Mais le reportage du journal Le Monde dont il est question aujourd’hui nous plonge dans le grotesque et l’insulte à l’intelligence humaine. Ceci est tellement vrai que voir le tintamarre qui s’en est suivi pour relayer les dires de ces deux «envoyés très spéciaux» a au moins un mérite. Celui d’apporter la preuve d’un complot contre l’Etat syrien. Sinon, comment expliquer que beaucoup d’autres médias et des officiels de pays occidentaux puissent donner crédit à de tels bobards en les relayant? Si ce n’est dans le but sinon de pousser à l’intervention militaire contre la Syrie, faire capoter, au moins, la conférence de paix dite de «Genève 2» prévue pour le début du mois de juillet prochain. Ou bien encore pour s’autoriser à livrer des armes aux groupes armés d’Al Qaîda qui martyrisent la population syrienne.

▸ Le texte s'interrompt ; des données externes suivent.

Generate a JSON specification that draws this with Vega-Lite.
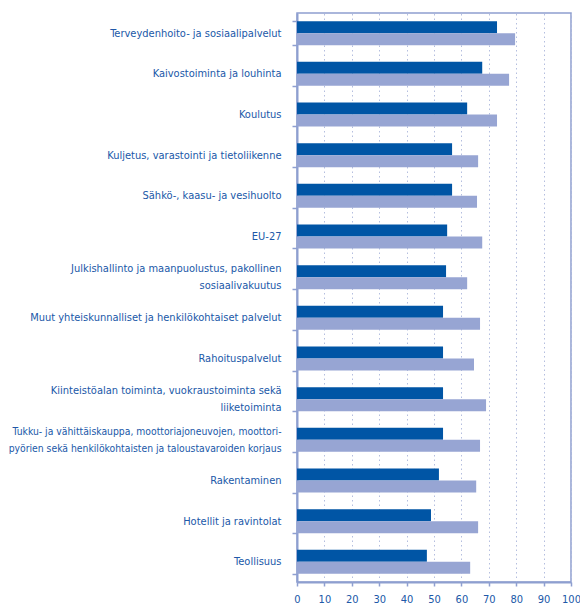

Quand on vous disait que le niveau de la propagande régresse! Les comploteurs sont en manque d’imagination. Ils en manquent tellement que, par ce coup «journalistique», ils n’auront réussi qu’à se démasquer. Qu’à apporter la preuve qu’ils complotent. D’ailleurs, Obama et Ban Ki-moon les ont priés «d’aller se rhabiller». Ou, comme l’a dit un de nos ministres à un journaliste, «d’aller jouer avec les enfants». L’administration américaine l’a dit plus poliment en exigeant «d’autres preuves».
Une autre remarque s’impose dans cette «preuve» par le mensonge. En y regardant de plus près, nous trouvons en filigrane des traces du fameux «qui tue qui?» qui nous a poursuivi tout au long de la décennie de terrorisme que nous avons vécue. Il suffit d’admettre que l’arme chimique ait été réellement utilisée en Syrie pour se retrouver à chercher l’autre preuve pour savoir qui, des deux parties au conflit, l’a utilisée. Il ne suffit pas de dire en avoir la traçabilité, comme on a entendu un officiel l’affirmer sur le plateau de France 2, il faut le démontrer. Pour terminer, précisons que le ton volontairement détendu que nous avons adopté pour traiter ce sujet dramatique est une réponse à la bêtise. Mieux vaut en rire qu’en pleurer!